Last week, more than two dozen law professors from around the country – many of them CPR Member Scholars – filed a friend-of-the-court brief with the U.S. Supreme Court, urging a fresh look at a lower court decision with sweeping implications for the balance of power between states and the federal government. The issue is vital to Louisiana because it affects whether oil and gas companies can be held liable for decades of damage they have done to the state's coastal wetlands.

The case is ambitious, to say the least. The Southeast Louisiana Flood Protection Authority—East is small government agency that manages a complex system of levees, floodwalls, gates, pumps, retention systems, and more to keep Louisiana's residents safe from flooding. The levee authority does this even while sea levels rise and the spongy wetlands that might aid its work disappear at a rate measured in acres per hour.

In the lawsuit, the levee authority is up against 87 oil and gas companies that have contributed significantly to the degradation and loss of those coastal wetlands. Estimates vary, but the industry itself admits that its 50,000 wells, 10,000 miles of pipelines, and vast network of canals caused more than a third of the coastal wetlands loss that has to be seen to be truly appreciated. ProPublica illustrates it best.

Map courtesy of the U.S. Geological Survey and the National Oceanic and Atmospheric Administration

The courtroom is just one front in the battle between the scrappy levee authority and multinational corporate giants. Along the way, former Louisiana Governor Bobby Jindal did his best to derail the case, too. He claimed that the levee authority lacks the power to bring the case and he appointed a new board president he hoped would disrupt progress. Fortunately, these political and administrative machinations were unsuccessful and the case is proceeding because the issue of corporate accountability that is at the heart of the suit has implications well beyond the Gulf Coast.

But first, we need to address the question presented in the law professors' brief. Put simply, shouldn't state courts be the ones to determine whether oil and gas companies are liable under state law for destroying coastal wetlands?

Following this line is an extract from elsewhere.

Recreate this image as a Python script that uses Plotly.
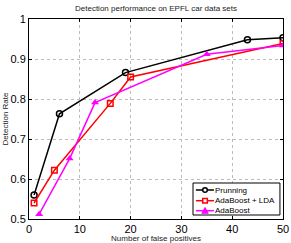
import plotly.graph_objects as go

prun_x = [1, 6, 19, 43, 50]
prun_y = [0.56, 0.763, 0.866, 0.948, 0.953]
lda_x = [1, 5, 16, 20, 50]
lda_y = [0.54, 0.622, 0.789, 0.855, 0.939]
ada_x = [2, 8, 13, 35, 50]
ada_y = [0.512, 0.651, 0.791, 0.912, 0.934]
names = ["Prunning", "AdaBoost + LDA", "AdaBoost"]
colors = ["black", "red", "magenta"]

FONT = "Liberation Sans"

fig = go.Figure()
fig.add_trace(go.Scatter(x=prun_x, y=prun_y, name=names[0], mode="lines+markers",
                         line=dict(color=colors[0], width=1.5),
                         marker=dict(symbol="circle-open", size=6, color=colors[0], line=dict(width=1.5))))
fig.add_trace(go.Scatter(x=lda_x, y=lda_y, name=names[1], mode="lines+markers",
                         line=dict(color=colors[1], width=1.5),
                         marker=dict(symbol="square-open", size=5.5, color=colors[1], line=dict(width=1.5))))
fig.add_trace(go.Scatter(x=ada_x, y=ada_y, name=names[2], mode="lines+markers",
                         line=dict(color=colors[2], width=1.5),
                         marker=dict(symbol="triangle-up", size=7, color=colors[2])))

axis_common = dict(showline=True, linecolor="black", linewidth=1, mirror="ticks",
                   ticks="inside", ticklen=3, tickcolor="black",
                   showgrid=True, gridcolor="#bbbbbb", griddash="dot", gridwidth=1,
                   zeroline=False, automargin=False,
                   tickfont=dict(family=FONT, size=11, color="black"))

# --- manual compact legend (paper coordinates) ---
shapes = []
annotations = []
shapes.append(dict(type="rect", xref="paper", yref="paper", x0=0.6457, x1=0.988, y0=0.02, y1=0.18,
                   line=dict(color="black", width=1), fillcolor="white", layer="above"))
row_y = [0.145, 0.0915, 0.0415]
lx0, lx1, mx, tx = 0.657, 0.728, 0.693, 0.734
dx, dy = 2.3 / 254, 2.3 / 200
for i, (nm, c) in enumerate(zip(names, colors)):
    y = row_y[i]
    shapes.append(dict(type="line", xref="paper", yref="paper", x0=lx0, x1=lx1, y0=y, y1=y,
                       line=dict(color=c, width=1.5), layer="above"))
    if i == 0:
        shapes.append(dict(type="circle", xref="paper", yref="paper", x0=mx - dx, x1=mx + dx,
                           y0=y - dy, y1=y + dy, line=dict(color=c, width=1.5), fillcolor="white", layer="above"))
    elif i == 1:
        shapes.append(dict(type="rect", xref="paper", yref="paper", x0=mx - dx, x1=mx + dx,
                           y0=y - dy, y1=y + dy, line=dict(color=c, width=1.5), fillcolor="white", layer="above"))
    else:
        tdx, tdy = 3.2 / 254, 3.2 / 200
        shapes.append(dict(type="path", xref="paper", yref="paper",
                           path=f"M {mx - tdx} {y - tdy*0.8} L {mx + tdx} {y - tdy*0.8} L {mx} {y + tdy} Z",
                           line=dict(color=c, width=1), fillcolor=c, layer="above"))
    annotations.append(dict(xref="paper", yref="paper", x=tx, y=y, text=nm, showarrow=False,
                            xanchor="left", yanchor="middle", xshift=-2,
                            font=dict(family=FONT, size=8, color="black")))

fig.update_layout(
    width=291, height=243,
    margin=dict(l=29, r=8, t=19, b=24),
    paper_bgcolor="white", plot_bgcolor="white",
    title=dict(text="Detection performance on EPFL car data sets", xref="paper", x=0.5, xanchor="center",
               y=0.967, yanchor="middle", font=dict(family=FONT, size=8, color="#222")),
    xaxis=dict(range=[0, 50], dtick=10,
               title=dict(text="Number of false positives", standoff=0,
                          font=dict(family=FONT, size=8, color="#222")), **axis_common),
    yaxis=dict(range=[0.5, 1], tickvals=[0.5, 0.6, 0.7, 0.8, 0.9, 1.0],
               ticktext=["0.5", "0.6", "0.7", "0.8", "0.9", "1"],
               title=dict(text="Detection Rate", standoff=0,
                          font=dict(family=FONT, size=8, color="#222")), **axis_common),
    showlegend=False,
    hovermode=False,
    shapes=shapes,
    annotations=annotations,
)

fig.write_html("out.html", config={"displayModeBar": False},
               post_script="document.body.style.margin='0';")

The Louisiana constitution established a public trust doctrine, which imposes a duty on all state agencies and officials to protect the natural resources that the state holds in trust for its residents. In 2004, the Louisiana Supreme Court said that disappearing coastal lands are precisely the kind of resources that deserve protection under this doctrine, noting their vital contributions to protecting millions of Louisiana residents' lives, welfare, property, and businesses. That decision set the stage for this case, in which the levee board has sued the oil and gas companies for negligence, nuisance, breach of contract, and other state-law claims, arguing that the Louisiana public trust doctrine demands it do so.

To support its claims, the levee board has alleged the companies engaged in many violations of federal law. The oil and gas companies, looking for a sympathetic court, have argued that those allegations of federal statutory transgressions make the case better suited for a federal judge. Nannette Jolivette Brown of the U.S. District Court for the Eastern District of Louisiana agreed. And so did the Fifth Circuit Court of Appeals when the levee board appealed the decision.

Now the levee board is asking the Supreme Court to weigh in, and the law professors who have signed the brief are encouraging it to do so. They argue that the lower courts misinterpreted Supreme Court precedent on the balance of state and federal judicial responsibilities and note that leaving the lower courts' decisions in place will prevent states from relying on their own laws to protect their important natural resources.